(Source code of charts)
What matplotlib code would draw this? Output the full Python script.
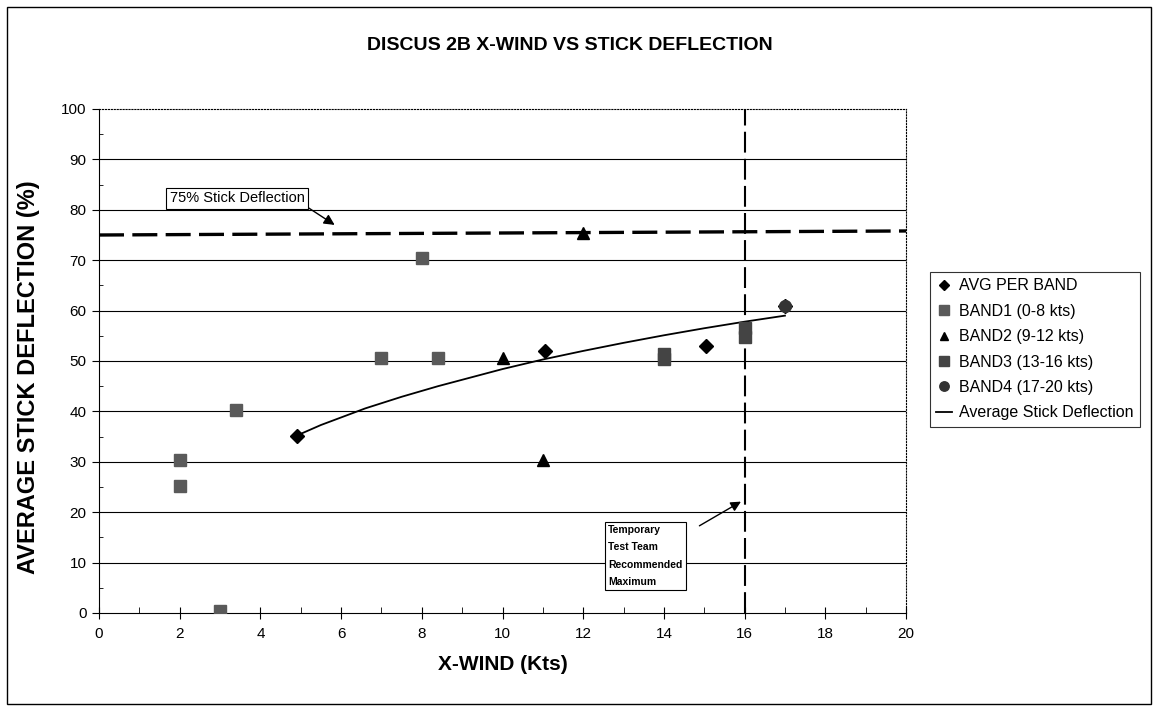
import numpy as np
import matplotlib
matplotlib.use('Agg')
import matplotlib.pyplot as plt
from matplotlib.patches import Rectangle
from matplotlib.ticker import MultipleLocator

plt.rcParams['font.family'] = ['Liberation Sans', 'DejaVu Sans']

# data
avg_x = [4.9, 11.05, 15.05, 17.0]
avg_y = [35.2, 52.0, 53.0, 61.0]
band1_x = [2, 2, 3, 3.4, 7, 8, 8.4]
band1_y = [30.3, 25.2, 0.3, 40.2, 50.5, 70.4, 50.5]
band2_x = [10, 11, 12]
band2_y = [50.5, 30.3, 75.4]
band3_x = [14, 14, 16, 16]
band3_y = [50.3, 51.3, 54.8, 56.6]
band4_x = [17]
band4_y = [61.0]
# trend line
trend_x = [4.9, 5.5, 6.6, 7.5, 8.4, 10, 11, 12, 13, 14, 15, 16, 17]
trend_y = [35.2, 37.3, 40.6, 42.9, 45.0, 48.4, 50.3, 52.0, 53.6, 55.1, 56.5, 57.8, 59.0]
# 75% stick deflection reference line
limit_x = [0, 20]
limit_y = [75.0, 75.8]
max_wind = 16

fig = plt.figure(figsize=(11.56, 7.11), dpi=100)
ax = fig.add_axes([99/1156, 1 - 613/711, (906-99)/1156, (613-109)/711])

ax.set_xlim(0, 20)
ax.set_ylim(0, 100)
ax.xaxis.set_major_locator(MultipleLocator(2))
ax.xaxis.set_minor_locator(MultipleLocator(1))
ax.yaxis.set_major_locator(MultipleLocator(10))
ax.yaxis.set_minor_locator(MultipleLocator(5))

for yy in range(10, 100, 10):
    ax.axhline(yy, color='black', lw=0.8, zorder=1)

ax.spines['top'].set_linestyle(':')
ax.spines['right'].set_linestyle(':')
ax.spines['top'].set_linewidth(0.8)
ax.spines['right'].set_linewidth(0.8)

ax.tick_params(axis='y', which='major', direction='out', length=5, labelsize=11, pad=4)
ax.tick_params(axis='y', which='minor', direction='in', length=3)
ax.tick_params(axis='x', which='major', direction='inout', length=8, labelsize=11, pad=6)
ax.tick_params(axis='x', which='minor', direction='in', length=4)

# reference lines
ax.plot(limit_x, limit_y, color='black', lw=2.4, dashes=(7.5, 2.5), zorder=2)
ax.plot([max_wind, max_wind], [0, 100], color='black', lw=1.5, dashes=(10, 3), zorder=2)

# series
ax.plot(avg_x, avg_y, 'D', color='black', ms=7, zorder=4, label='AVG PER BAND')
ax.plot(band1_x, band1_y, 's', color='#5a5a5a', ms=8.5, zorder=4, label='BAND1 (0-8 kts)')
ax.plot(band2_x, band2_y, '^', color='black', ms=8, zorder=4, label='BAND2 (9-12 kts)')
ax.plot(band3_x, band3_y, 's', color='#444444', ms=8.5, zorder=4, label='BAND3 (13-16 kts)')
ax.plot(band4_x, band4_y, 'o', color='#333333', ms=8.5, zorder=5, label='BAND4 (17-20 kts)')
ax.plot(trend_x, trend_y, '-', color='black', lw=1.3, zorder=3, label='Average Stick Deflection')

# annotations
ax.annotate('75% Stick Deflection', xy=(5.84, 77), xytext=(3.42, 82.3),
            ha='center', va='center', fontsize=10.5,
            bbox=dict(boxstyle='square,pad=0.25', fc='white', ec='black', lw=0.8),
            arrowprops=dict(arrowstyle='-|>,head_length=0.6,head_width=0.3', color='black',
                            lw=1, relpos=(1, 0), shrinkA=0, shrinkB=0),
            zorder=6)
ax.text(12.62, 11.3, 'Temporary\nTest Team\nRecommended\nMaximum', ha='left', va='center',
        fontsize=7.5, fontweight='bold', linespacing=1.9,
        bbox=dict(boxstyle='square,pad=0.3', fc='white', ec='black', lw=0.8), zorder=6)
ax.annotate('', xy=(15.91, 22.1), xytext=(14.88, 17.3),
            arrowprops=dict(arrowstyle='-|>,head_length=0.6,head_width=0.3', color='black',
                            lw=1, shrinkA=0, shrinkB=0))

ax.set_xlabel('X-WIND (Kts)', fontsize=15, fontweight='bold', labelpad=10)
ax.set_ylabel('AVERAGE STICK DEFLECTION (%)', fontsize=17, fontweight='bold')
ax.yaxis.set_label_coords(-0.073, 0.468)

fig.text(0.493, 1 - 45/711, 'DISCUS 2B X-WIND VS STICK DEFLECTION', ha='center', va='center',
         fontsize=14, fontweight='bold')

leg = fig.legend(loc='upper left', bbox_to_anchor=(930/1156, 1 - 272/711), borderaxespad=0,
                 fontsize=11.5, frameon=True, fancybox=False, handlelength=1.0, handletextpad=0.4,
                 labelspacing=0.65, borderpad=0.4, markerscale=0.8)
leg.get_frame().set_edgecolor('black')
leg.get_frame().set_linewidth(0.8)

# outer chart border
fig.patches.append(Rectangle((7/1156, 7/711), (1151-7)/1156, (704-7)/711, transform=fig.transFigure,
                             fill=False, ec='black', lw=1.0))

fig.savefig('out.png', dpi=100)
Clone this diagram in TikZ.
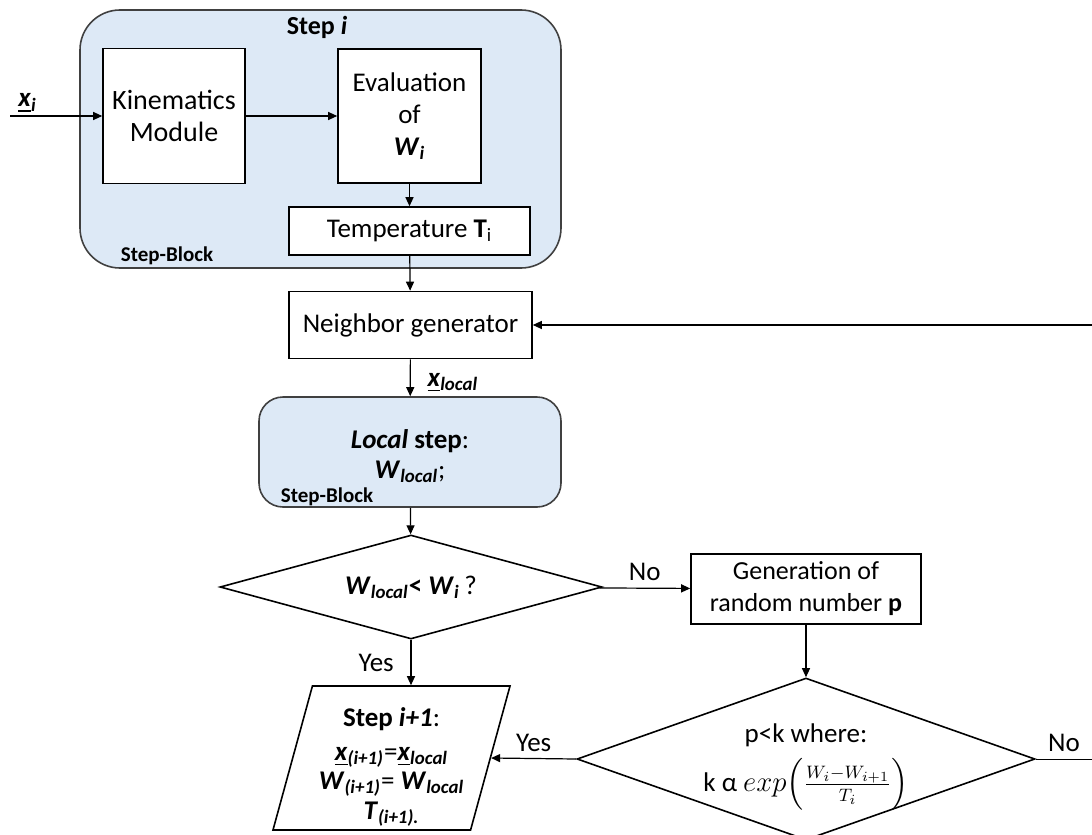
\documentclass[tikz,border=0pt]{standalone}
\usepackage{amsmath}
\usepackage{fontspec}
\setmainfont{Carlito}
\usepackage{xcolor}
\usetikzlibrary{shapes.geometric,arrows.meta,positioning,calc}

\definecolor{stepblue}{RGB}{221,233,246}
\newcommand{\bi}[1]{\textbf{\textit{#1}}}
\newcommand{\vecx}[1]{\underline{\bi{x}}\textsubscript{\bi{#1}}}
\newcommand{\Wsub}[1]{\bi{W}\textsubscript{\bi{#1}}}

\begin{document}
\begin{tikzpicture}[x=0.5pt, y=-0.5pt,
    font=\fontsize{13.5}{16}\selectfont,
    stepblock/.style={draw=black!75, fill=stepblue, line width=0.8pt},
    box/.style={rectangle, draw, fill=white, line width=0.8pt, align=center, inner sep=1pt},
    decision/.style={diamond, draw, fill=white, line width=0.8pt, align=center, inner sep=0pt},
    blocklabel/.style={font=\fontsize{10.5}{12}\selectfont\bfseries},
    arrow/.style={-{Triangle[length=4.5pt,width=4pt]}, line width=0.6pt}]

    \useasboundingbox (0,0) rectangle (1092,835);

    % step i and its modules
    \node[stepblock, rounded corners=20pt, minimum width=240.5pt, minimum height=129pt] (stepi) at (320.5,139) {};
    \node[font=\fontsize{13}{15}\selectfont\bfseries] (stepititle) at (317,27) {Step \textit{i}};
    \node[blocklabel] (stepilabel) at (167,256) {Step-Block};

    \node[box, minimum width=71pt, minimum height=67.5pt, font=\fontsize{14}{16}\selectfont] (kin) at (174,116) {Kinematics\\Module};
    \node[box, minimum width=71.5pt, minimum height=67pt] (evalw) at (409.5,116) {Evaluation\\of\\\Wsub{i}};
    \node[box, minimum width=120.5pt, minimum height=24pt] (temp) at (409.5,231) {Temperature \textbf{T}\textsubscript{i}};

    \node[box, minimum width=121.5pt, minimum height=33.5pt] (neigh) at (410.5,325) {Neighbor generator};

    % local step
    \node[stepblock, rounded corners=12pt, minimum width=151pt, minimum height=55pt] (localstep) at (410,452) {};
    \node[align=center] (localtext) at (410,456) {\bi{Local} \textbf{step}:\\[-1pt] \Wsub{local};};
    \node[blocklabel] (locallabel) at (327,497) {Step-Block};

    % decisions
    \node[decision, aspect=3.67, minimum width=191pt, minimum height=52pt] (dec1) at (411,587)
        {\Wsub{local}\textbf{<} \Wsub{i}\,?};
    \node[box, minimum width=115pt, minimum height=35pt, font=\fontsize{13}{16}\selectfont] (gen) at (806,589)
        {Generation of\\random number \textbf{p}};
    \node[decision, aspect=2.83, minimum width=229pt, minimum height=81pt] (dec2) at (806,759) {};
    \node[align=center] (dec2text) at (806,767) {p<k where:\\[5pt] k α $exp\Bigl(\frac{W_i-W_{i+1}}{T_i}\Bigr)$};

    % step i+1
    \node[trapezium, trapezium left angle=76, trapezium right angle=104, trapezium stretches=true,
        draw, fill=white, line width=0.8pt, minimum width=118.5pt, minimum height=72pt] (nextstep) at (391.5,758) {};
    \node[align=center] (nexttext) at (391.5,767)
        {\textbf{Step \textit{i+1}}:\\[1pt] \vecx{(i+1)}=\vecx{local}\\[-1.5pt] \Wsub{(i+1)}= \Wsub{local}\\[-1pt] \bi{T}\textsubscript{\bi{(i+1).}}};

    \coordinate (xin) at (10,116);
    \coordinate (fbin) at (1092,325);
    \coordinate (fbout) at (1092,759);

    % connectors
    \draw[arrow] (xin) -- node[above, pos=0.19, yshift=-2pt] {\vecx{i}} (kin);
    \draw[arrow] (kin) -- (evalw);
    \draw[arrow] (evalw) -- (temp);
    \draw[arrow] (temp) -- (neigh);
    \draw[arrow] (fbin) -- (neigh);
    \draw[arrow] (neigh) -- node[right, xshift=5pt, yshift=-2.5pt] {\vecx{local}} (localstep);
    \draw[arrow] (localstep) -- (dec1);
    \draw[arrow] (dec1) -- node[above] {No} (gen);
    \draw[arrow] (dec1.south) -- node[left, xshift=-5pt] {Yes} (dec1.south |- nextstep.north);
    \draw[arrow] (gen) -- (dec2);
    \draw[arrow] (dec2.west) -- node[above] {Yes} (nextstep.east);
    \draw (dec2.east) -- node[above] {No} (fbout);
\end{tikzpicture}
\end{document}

■ TASK DESCRIPTION ■
Exactly as they appear, print the lines of the listing above from its first line through the line that contains "plt.rcParams['font.family'] = ['Liberation", minus the pictures.

■ FINAL RESULT ■
What matplotlib code would draw this? Output the full Python script.
import numpy as np
import matplotlib
matplotlib.use('Agg')
import matplotlib.pyplot as plt
from matplotlib.patches import Rectangle
from matplotlib.ticker import MultipleLocator

plt.rcParams['font.family'] = ['Liberation Sans', 'DejaVu Sans']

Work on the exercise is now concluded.